Data listing:
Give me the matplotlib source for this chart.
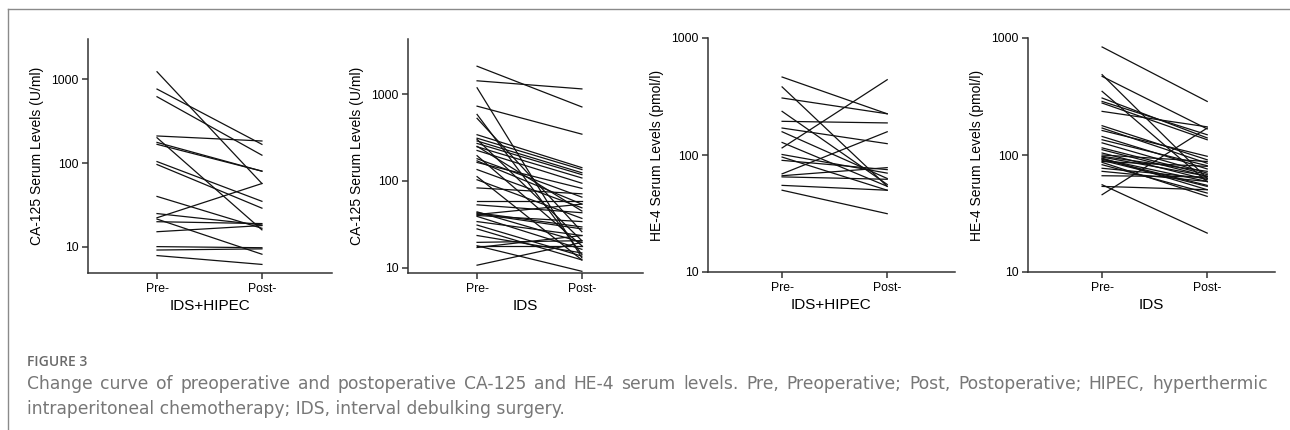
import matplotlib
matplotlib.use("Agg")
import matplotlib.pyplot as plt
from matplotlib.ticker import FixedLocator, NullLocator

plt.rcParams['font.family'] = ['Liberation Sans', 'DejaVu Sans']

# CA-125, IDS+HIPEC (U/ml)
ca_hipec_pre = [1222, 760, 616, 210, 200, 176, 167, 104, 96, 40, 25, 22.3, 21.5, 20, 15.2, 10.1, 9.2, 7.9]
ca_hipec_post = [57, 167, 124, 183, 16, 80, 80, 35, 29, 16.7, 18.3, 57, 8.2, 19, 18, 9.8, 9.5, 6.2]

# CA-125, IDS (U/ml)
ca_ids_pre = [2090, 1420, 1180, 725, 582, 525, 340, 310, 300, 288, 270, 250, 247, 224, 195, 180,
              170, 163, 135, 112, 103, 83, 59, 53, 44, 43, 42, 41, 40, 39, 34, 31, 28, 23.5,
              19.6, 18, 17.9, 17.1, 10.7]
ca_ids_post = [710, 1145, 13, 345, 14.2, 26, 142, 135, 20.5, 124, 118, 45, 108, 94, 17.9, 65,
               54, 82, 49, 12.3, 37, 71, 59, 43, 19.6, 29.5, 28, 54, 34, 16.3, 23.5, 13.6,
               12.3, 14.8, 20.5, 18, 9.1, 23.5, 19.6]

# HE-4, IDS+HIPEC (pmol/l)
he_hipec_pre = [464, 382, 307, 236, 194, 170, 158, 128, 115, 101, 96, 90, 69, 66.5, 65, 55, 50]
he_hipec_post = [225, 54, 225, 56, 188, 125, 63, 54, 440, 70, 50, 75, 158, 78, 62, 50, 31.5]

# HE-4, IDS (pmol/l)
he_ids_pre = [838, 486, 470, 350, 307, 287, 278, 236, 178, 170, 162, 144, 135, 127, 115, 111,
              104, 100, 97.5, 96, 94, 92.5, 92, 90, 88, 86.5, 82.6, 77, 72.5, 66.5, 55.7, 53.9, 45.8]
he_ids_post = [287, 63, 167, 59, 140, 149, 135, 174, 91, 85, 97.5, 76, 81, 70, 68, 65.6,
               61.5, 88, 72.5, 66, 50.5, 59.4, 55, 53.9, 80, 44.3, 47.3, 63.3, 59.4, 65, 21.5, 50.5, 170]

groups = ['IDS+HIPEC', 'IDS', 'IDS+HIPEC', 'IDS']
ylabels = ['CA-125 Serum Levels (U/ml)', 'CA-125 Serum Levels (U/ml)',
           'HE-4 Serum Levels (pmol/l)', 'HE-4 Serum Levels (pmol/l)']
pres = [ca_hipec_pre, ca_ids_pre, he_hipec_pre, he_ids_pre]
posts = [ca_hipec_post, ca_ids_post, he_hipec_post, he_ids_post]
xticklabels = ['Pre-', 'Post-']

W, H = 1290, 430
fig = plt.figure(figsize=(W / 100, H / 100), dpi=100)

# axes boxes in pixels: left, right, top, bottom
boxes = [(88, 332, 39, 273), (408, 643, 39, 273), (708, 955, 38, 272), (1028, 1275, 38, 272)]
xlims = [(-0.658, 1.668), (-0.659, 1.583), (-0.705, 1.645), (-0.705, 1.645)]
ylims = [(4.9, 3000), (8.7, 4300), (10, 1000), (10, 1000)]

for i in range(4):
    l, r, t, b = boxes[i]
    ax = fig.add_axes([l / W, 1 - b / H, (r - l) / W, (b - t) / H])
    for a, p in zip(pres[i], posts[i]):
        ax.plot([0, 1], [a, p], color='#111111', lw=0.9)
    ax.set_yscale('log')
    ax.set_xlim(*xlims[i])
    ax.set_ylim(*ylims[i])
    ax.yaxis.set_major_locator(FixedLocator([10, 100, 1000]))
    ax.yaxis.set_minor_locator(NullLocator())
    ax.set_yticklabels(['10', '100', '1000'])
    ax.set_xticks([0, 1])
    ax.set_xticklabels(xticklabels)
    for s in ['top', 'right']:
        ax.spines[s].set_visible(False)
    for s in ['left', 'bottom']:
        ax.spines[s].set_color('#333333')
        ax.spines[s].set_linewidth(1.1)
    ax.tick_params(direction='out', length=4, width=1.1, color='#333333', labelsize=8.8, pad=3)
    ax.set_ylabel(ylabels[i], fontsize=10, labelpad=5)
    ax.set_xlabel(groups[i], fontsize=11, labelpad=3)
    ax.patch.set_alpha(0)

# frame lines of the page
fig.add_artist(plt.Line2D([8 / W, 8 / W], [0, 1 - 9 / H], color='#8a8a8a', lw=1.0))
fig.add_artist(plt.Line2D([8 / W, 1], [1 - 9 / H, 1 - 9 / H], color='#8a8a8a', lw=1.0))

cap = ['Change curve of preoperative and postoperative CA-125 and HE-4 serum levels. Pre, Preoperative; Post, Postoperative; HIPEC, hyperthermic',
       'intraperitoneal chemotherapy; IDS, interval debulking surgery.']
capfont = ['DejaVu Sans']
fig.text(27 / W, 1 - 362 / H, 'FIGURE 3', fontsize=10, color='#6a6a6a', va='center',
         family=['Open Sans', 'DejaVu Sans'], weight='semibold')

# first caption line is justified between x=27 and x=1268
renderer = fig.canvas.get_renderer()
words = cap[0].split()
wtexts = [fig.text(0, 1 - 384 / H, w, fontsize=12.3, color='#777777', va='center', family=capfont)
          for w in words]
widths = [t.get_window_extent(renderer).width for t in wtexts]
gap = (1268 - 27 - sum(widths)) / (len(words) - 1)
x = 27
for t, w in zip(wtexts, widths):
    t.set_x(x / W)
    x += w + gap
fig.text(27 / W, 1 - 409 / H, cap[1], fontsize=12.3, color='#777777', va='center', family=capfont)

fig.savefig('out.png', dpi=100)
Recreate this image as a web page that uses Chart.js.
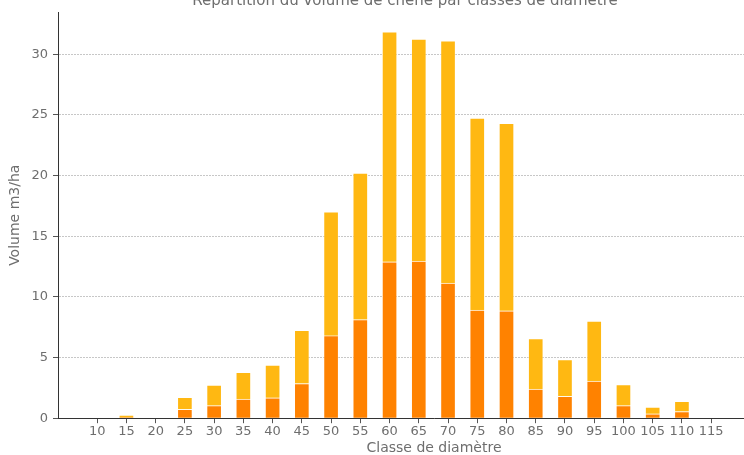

Task description: Every line above should be repeated exactly; pictures stay out of the copy.

Task answer:
Give me the matplotlib source for this chart.
import matplotlib
matplotlib.use("Agg")
import matplotlib.pyplot as plt
from matplotlib.ticker import FixedLocator, NullLocator

plt.rcParams['font.family'] = ['Liberation Sans', 'DejaVu Sans']

# CA-125, IDS+HIPEC (U/ml)
ca_hipec_pre = [1222, 760, 616, 210, 200, 176, 167, 104, 96, 40, 25, 22.3, 21.5, 20, 15.2, 10.1, 9.2, 7.9]
ca_hipec_post = [57, 167, 124, 183, 16, 80, 80, 35, 29, 16.7, 18.3, 57, 8.2, 19, 18, 9.8, 9.5, 6.2]

# CA-125, IDS (U/ml)
ca_ids_pre = [2090, 1420, 1180, 725, 582, 525, 340, 310, 300, 288, 270, 250, 247, 224, 195, 180,
              170, 163, 135, 112, 103, 83, 59, 53, 44, 43, 42, 41, 40, 39, 34, 31, 28, 23.5,
              19.6, 18, 17.9, 17.1, 10.7]
ca_ids_post = [710, 1145, 13, 345, 14.2, 26, 142, 135, 20.5, 124, 118, 45, 108, 94, 17.9, 65,
               54, 82, 49, 12.3, 37, 71, 59, 43, 19.6, 29.5, 28, 54, 34, 16.3, 23.5, 13.6,
               12.3, 14.8, 20.5, 18, 9.1, 23.5, 19.6]

# HE-4, IDS+HIPEC (pmol/l)
he_hipec_pre = [464, 382, 307, 236, 194, 170, 158, 128, 115, 101, 96, 90, 69, 66.5, 65, 55, 50]
he_hipec_post = [225, 54, 225, 56, 188, 125, 63, 54, 440, 70, 50, 75, 158, 78, 62, 50, 31.5]

# HE-4, IDS (pmol/l)
he_ids_pre = [838, 486, 470, 350, 307, 287, 278, 236, 178, 170, 162, 144, 135, 127, 115, 111,
              104, 100, 97.5, 96, 94, 92.5, 92, 90, 88, 86.5, 82.6, 77, 72.5, 66.5, 55.7, 53.9, 45.8]
he_ids_post = [287, 63, 167, 59, 140, 149, 135, 174, 91, 85, 97.5, 76, 81, 70, 68, 65.6,
               61.5, 88, 72.5, 66, 50.5, 59.4, 55, 53.9, 80, 44.3, 47.3, 63.3, 59.4, 65, 21.5, 50.5, 170]

groups = ['IDS+HIPEC', 'IDS', 'IDS+HIPEC', 'IDS']
ylabels = ['CA-125 Serum Levels (U/ml)', 'CA-125 Serum Levels (U/ml)',
           'HE-4 Serum Levels (pmol/l)', 'HE-4 Serum Levels (pmol/l)']
pres = [ca_hipec_pre, ca_ids_pre, he_hipec_pre, he_ids_pre]
posts = [ca_hipec_post, ca_ids_post, he_hipec_post, he_ids_post]
xticklabels = ['Pre-', 'Post-']

W, H = 1290, 430
fig = plt.figure(figsize=(W / 100, H / 100), dpi=100)

# axes boxes in pixels: left, right, top, bottom
boxes = [(88, 332, 39, 273), (408, 643, 39, 273), (708, 955, 38, 272), (1028, 1275, 38, 272)]
xlims = [(-0.658, 1.668), (-0.659, 1.583), (-0.705, 1.645), (-0.705, 1.645)]
ylims = [(4.9, 3000), (8.7, 4300), (10, 1000), (10, 1000)]

for i in range(4):
    l, r, t, b = boxes[i]
    ax = fig.add_axes([l / W, 1 - b / H, (r - l) / W, (b - t) / H])
    for a, p in zip(pres[i], posts[i]):
        ax.plot([0, 1], [a, p], color='#111111', lw=0.9)
    ax.set_yscale('log')
    ax.set_xlim(*xlims[i])
    ax.set_ylim(*ylims[i])
    ax.yaxis.set_major_locator(FixedLocator([10, 100, 1000]))
    ax.yaxis.set_minor_locator(NullLocator())
    ax.set_yticklabels(['10', '100', '1000'])
    ax.set_xticks([0, 1])
    ax.set_xticklabels(xticklabels)
    for s in ['top', 'right']:
        ax.spines[s].set_visible(False)
    for s in ['left', 'bottom']:
        ax.spines[s].set_color('#333333')
        ax.spines[s].set_linewidth(1.1)
    ax.tick_params(direction='out', length=4, width=1.1, color='#333333', labelsize=8.8, pad=3)
    ax.set_ylabel(ylabels[i], fontsize=10, labelpad=5)
    ax.set_xlabel(groups[i], fontsize=11, labelpad=3)
    ax.patch.set_alpha(0)

# frame lines of the page
fig.add_artist(plt.Line2D([8 / W, 8 / W], [0, 1 - 9 / H], color='#8a8a8a', lw=1.0))
fig.add_artist(plt.Line2D([8 / W, 1], [1 - 9 / H, 1 - 9 / H], color='#8a8a8a', lw=1.0))

cap = ['Change curve of preoperative and postoperative CA-125 and HE-4 serum levels. Pre, Preoperative; Post, Postoperative; HIPEC, hyperthermic',
       'intraperitoneal chemotherapy; IDS, interval debulking surgery.']
capfont = ['DejaVu Sans']
fig.text(27 / W, 1 - 362 / H, 'FIGURE 3', fontsize=10, color='#6a6a6a', va='center',
         family=['Open Sans', 'DejaVu Sans'], weight='semibold')

# first caption line is justified between x=27 and x=1268
renderer = fig.canvas.get_renderer()
words = cap[0].split()
wtexts = [fig.text(0, 1 - 384 / H, w, fontsize=12.3, color='#777777', va='center', family=capfont)
          for w in words]
widths = [t.get_window_extent(renderer).width for t in wtexts]
gap = (1268 - 27 - sum(widths)) / (len(words) - 1)
x = 27
for t, w in zip(wtexts, widths):
    t.set_x(x / W)
    x += w + gap
fig.text(27 / W, 1 - 409 / H, cap[1], fontsize=12.3, color='#777777', va='center', family=capfont)

fig.savefig('out.png', dpi=100)
Recreate this image as a web page that uses Chart.js.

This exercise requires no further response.